Figure illustrates an example of attractive 5G FEM IC array design in cm-Wave/mm-Wave for phased-array MIMO antennas. The 5G PA, low-noise amplifier (LNA), T/R switches, phase shifter, and various passives are all integrated into the FEM IC . This architecture is rather different from their 3G/4G counterparts and also with a much higher level of IC integration. In some cases the antennas may be directly packaged on top of the FEM IC on the wafer-scale to achieve even higher integration with reasonable performance . The high integration requirement of FEM ICs and massive antenna systems may favor silicon-based technologies for 5G mobile products, even though GaAs or GaN FEMs usually have better performances than their silicon counterparts.
In addition to the high integration requirement, as the TX operation frequency moves to cm-Wave/mm-Wave frequencies, it has been well-recognized as a very difficult task to design a high-efficiency linear PA to overcome the overheating issue for successful massive MIMO realization.
Today, the majority of handset PAs are still designed in III–V semiconductor devices technologies because of their superior frequency responses, breakdown robustness, and faster time-to-market than silicon-based counterparts. Since today’s base station PAs require rather high , they are largely designed in low-cost silicon LDMOS (Laterally Diffused MOSFETs) for sub-3.5 GHz bands, and in GaAs or GaN at higher frequencies, depending on the exact requirements.

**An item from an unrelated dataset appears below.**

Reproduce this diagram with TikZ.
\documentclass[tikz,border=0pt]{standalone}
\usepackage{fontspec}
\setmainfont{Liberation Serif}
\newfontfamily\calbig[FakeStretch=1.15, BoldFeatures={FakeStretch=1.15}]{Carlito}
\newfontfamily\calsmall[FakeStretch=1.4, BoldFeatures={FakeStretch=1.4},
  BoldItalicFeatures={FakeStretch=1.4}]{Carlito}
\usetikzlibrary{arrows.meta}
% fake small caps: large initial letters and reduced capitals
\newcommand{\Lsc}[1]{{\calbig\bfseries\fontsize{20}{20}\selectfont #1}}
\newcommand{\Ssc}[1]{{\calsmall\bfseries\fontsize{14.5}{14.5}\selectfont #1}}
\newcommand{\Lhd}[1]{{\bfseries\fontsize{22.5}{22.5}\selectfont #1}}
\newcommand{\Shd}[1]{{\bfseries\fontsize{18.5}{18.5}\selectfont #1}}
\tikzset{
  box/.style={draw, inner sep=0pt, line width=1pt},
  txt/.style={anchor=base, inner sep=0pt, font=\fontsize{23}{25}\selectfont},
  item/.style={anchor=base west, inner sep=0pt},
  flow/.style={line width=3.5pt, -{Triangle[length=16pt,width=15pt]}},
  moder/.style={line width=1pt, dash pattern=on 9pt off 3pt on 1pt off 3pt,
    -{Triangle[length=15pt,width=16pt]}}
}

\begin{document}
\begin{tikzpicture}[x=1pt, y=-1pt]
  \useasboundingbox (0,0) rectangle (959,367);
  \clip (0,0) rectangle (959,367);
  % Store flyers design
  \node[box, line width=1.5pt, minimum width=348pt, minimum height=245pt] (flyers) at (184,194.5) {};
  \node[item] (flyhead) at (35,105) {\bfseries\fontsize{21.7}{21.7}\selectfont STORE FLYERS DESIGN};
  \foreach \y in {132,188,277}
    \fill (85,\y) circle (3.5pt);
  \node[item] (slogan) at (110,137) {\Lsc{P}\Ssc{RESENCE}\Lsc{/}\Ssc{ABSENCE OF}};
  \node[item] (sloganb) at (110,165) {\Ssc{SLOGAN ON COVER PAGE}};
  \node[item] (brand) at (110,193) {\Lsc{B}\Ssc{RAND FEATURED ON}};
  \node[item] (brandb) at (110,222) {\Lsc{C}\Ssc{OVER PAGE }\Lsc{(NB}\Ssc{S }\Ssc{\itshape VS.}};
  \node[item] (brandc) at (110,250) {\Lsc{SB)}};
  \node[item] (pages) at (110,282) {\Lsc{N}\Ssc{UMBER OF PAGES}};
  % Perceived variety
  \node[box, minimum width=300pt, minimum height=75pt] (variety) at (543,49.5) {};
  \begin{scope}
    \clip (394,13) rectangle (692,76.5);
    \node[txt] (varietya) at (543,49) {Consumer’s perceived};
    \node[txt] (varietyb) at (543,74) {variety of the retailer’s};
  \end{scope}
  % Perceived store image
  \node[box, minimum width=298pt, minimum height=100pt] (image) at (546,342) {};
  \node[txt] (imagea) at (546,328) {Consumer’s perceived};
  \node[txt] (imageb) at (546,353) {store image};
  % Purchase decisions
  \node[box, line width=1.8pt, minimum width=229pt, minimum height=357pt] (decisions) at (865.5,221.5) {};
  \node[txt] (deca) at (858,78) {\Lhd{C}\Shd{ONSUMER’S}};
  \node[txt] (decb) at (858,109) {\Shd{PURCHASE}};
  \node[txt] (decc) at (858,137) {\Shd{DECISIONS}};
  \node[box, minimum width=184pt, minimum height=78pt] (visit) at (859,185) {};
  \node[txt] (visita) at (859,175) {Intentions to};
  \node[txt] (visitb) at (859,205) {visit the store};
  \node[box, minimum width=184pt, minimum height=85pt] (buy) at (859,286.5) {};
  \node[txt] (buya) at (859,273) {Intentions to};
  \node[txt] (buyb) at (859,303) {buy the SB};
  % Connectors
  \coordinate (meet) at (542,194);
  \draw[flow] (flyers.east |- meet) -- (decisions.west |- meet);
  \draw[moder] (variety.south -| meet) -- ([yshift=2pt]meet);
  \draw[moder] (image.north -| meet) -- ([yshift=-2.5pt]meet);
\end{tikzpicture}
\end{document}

For example, GaN devices are capable of operating at a RF power density of 6–8 W/mm of gate periphery at 4G cellular bands and can deliver an impressive power density of 3.6 W/mm at 86 GHz in continuous-wave (CW) operation. In a separate work, of 3.6 Watt at 83 GHz was achieved in pulse mode that silicon-based PA technologies (LDMOS, SiGe, and CMOS) simply cannot match. However, silicon-based RF PAs do have the advantages in offering higher monolithic integration with added functionalities (e.g., on-chip digital control/selection on power detection, adaptive matching, and digital predistortion (DPD)), which can translate to lower cost and smaller sizes attractive for broadband multimode multiband 5G handsets with massive MIMO.
Because of the higher cm-Wave/mm-Wave carrier frequency and the massive MIMO technologies to be deployed, an individual “true-5G” handset or small-cell PA is expected to have lower requirements than those currently used in 4G LTE applications. The 5G PAs used in femtocells and picocells both have fairly low requirements per PA (i.e., <20 dBm), which means they could be realizable by silicon-based PAs. A 5G macrocell, on the other hand, will probably need to utilize GaN or GaAs PAs due to their larger requirements. Power efficiency, robustness, and cost will eventually determine the preferred device technology for a given 5G PA application.

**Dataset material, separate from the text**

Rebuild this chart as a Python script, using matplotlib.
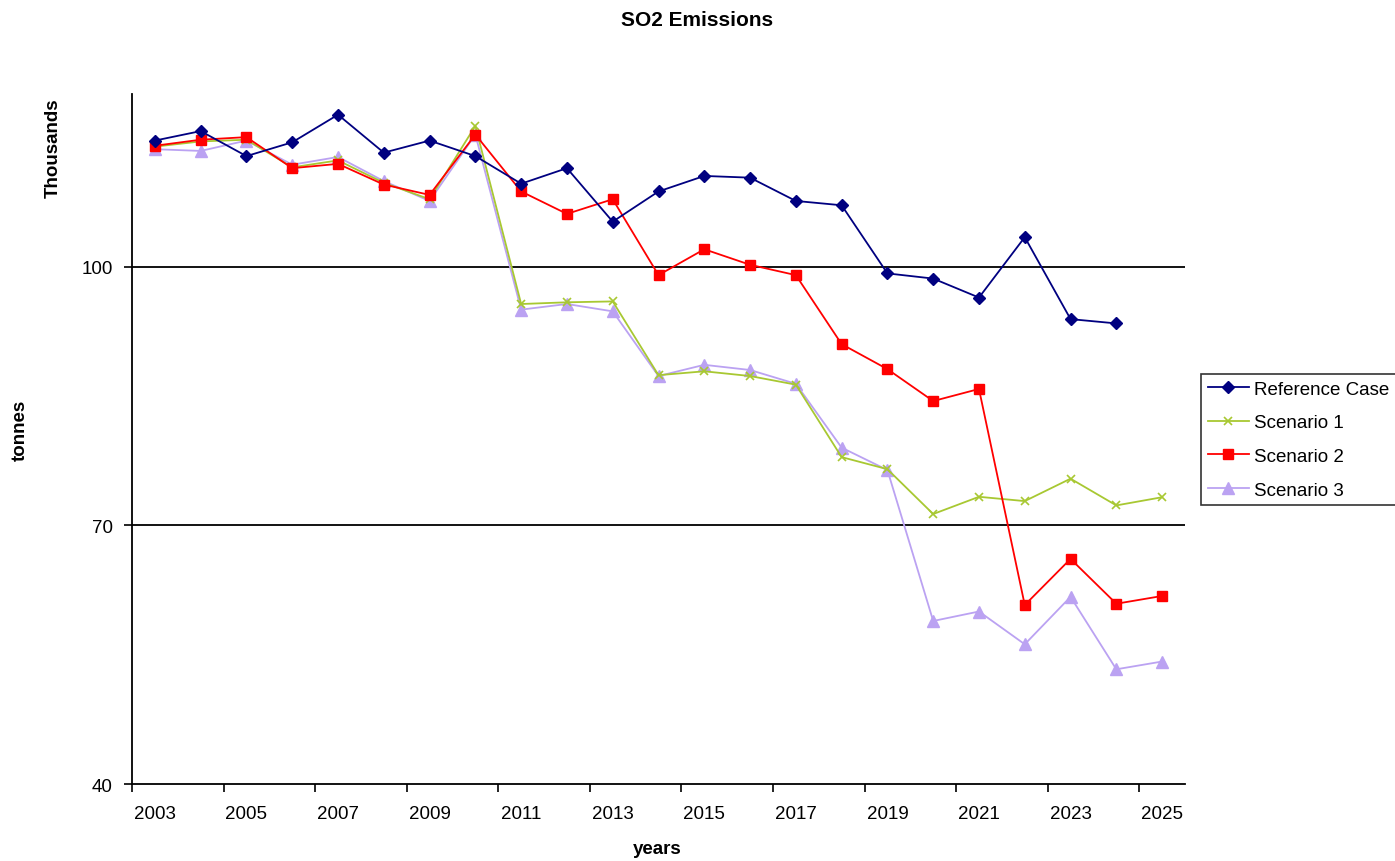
import matplotlib
matplotlib.use("Agg")
import matplotlib.pyplot as plt
from matplotlib.ticker import FixedLocator

plt.rcParams['font.family'] = ['Liberation Sans', 'DejaVu Sans']

years = list(range(2003, 2026))
reference_case = [114.6, 115.7, 112.8, 114.4, 117.6, 113.2, 114.6, 112.8, 109.6, 111.4,
                  105.2, 108.7, 110.5, 110.3, 107.6, 107.1, 99.2, 98.6, 96.4, 103.4,
                  93.9, 93.4]
scenario_1 = [113.9, 114.5, 114.7, 111.5, 112.3, 109.7, 107.8, 116.3, 95.65, 95.85,
              95.95, 87.4, 87.85, 87.3, 86.3, 77.9, 76.5, 71.3, 73.3, 72.8,
              75.4, 72.3, 73.25]
scenario_2 = [114.0, 114.7, 115.0, 111.4, 111.9, 109.5, 108.3, 115.3, 108.7, 106.1,
              107.8, 99.0, 102.0, 100.2, 99.0, 91.0, 88.1, 84.4, 85.8, 60.75,
              66.1, 60.9, 61.8]
scenario_3 = [113.6, 113.4, 114.6, 111.8, 112.7, 109.9, 107.6, 115.3, 95.0, 95.65,
              94.8, 87.3, 88.6, 88.0, 86.4, 79.0, 76.4, 58.9, 60.0, 56.2,
              61.7, 53.3, 54.2]
y_ticks = [40, 70, 100]

W, H = 1395, 862
fig = plt.figure(figsize=(W / 100, H / 100), dpi=100)
ax = fig.add_axes([132 / W, 1 - 785 / H, (1185 - 132) / W, (785 - 95) / H])

idx = list(range(len(years)))
ax.plot(idx[:len(reference_case)], reference_case, color='#000080', lw=1.3,
        marker='D', ms=6.5, label='Reference Case', zorder=5)
ax.plot(idx, scenario_1, color='#A8C832', lw=1.3, marker='x', ms=6, mew=1.2,
        label='Scenario 1', zorder=3)
ax.plot(idx, scenario_2, color='#FF0000', lw=1.3, marker='s', ms=7,
        label='Scenario 2', zorder=4)
ax.plot(idx, scenario_3, color='#BBA2F2', lw=1.3, marker='^', ms=8,
        label='Scenario 3', zorder=2)

ax.set_xlim(-0.5, len(years) - 0.5)
ax.set_ylim(40, 120)
ax.set_yticks(y_ticks)
ax.set_yticklabels([str(v) for v in y_ticks])
for v in y_ticks[1:]:
    ax.axhline(v, color='black', lw=1.3, zorder=1)

ax.set_xticks(idx[::2])
ax.set_xticklabels([str(y) for y in years[::2]])
ax.xaxis.set_minor_locator(FixedLocator([i - 0.5 for i in range(0, len(years) + 1, 2)]))
ax.tick_params(axis='x', which='major', length=0, pad=15, labelsize=13.5)
ax.tick_params(axis='x', which='minor', length=6, width=1.2, direction='out')
ax.tick_params(axis='y', which='major', length=6, width=1.2, direction='out',
               pad=8, labelsize=13.5)

for s in ['top', 'right']:
    ax.spines[s].set_visible(False)
for s in ['left', 'bottom']:
    ax.spines[s].set_linewidth(1.3)
    ax.spines[s].set_color('black')

fig.text(697 / W, 1 - 21 / H, 'SO2 Emissions', ha='center', va='center',
         fontsize=15, fontweight='bold')
fig.text(657 / W, 1 - 850 / H, 'years', ha='center', va='center',
         fontsize=13.5, fontweight='bold')
fig.text(20 / W, 1 - 430 / H, 'tonnes', ha='center', va='center',
         fontsize=13.5, fontweight='bold', rotation=90)
fig.text(53 / W, 1 - 148 / H, 'Thousands', ha='center', va='center',
         fontsize=13.5, fontweight='bold', rotation=90)

leg = fig.legend(loc='upper left', bbox_to_anchor=(1201 / W, 1 - 375 / H),
                 frameon=True, fancybox=False, fontsize=13.5, handlelength=2.2,
                 borderpad=0.35, labelspacing=0.88, handletextpad=0.3,
                 borderaxespad=0)
leg.get_frame().set_edgecolor('black')
leg.get_frame().set_linewidth(1.2)

fig.savefig('out.png', dpi=100)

Cost and integration level will also be critical factors in deciding the preferred technology for a given 5G PA implementation. Nakatani et al. recently reported an impressive 15 GHz 5 × 5 mm2 FEM IC that integrates a three-stage PA, a two-stage LNA, and a T/R switch in a 0.15 m GaAs technology for 5G wideband massive MIMO
DARPA awards development of Millimeter wave (mmWave) power amplifiers.
DARPA has awarded a $497,000, one-year study contract to tiny wireless startup MixComm to demonstrate silicon-based millimeter wave (mmWave) power amplifiers. The “exploratory” award was made in response to Open Office Broad Agency Announcement (BAA) from DARPA’s Microsystems Technology Office (MTO).
“The technical goal of MixComm’s work with DARPA under this effort is to try and simultaneously push the bandwidth, efficiency, and linearity of millimeter wave (mmWave) power amplifiers,” said DARPA’s Tim Hancock. “This has direct applicability to 5G.” “These pre-decisional studies are often funded by DARPA to understand if there is sufficient justification to warrant a more formal investigation of a particular technology or research topic,” Hancock said in an email. “The technical goal of MixComm’s work with DARPA under this effort is to try and simultaneously push the bandwidth, efficiency, and linearity of millimeter wave (mmWave) power amplifiers. This has direct applicability to 5G.”
“MixComm develops mmWave Radios,” a company spokesperson elaborated in an email. “These solutions are used in 5G and Satellite Communications and offer tremendous bandwidth, capacity and low latency. mmWave frequencies are being used in cellular communications for the first time in 5G. These frequencies go from 24GHz to 47GHz and are referred to as the FR2 bands. With funding from DARPA, MixComm is able to develop 5G mmWave power amplifiers with groundbreaking output power and efficiency.” All radios actually require an amplifier of some sort to pump up transmitted signals so they can reach distant receivers, Hancock explained.
“A mmWave Power Amplifier is an amplifier that makes that signal larger and often strives to do so with high efficiency to minimize the amount of power that is lost to heat. All signals, including mmWave signals, need to be amplified before they leave an antenna so that they can travel further distances when radiated through the environment, thus providing reliable connections between radios,” he said.
One of the benefits of mmWave radios is that they use “frequencies 10 [times] higher than what we use today,” the MixComm spokesperson said. “With 4G and Wi-Fi, we use frequencies below 6 GHz, but mmWave uses [greater than] 24GHz bands – enabling faster data rates that aren’t possible with other frequencies. For example, most people have seven or eight wireless connections in their home on Wi-Fi. When one person uses Netflix, everyone else gets clogged and wireless speeds dramatically drop. With mmWave, this wouldn’t happen.”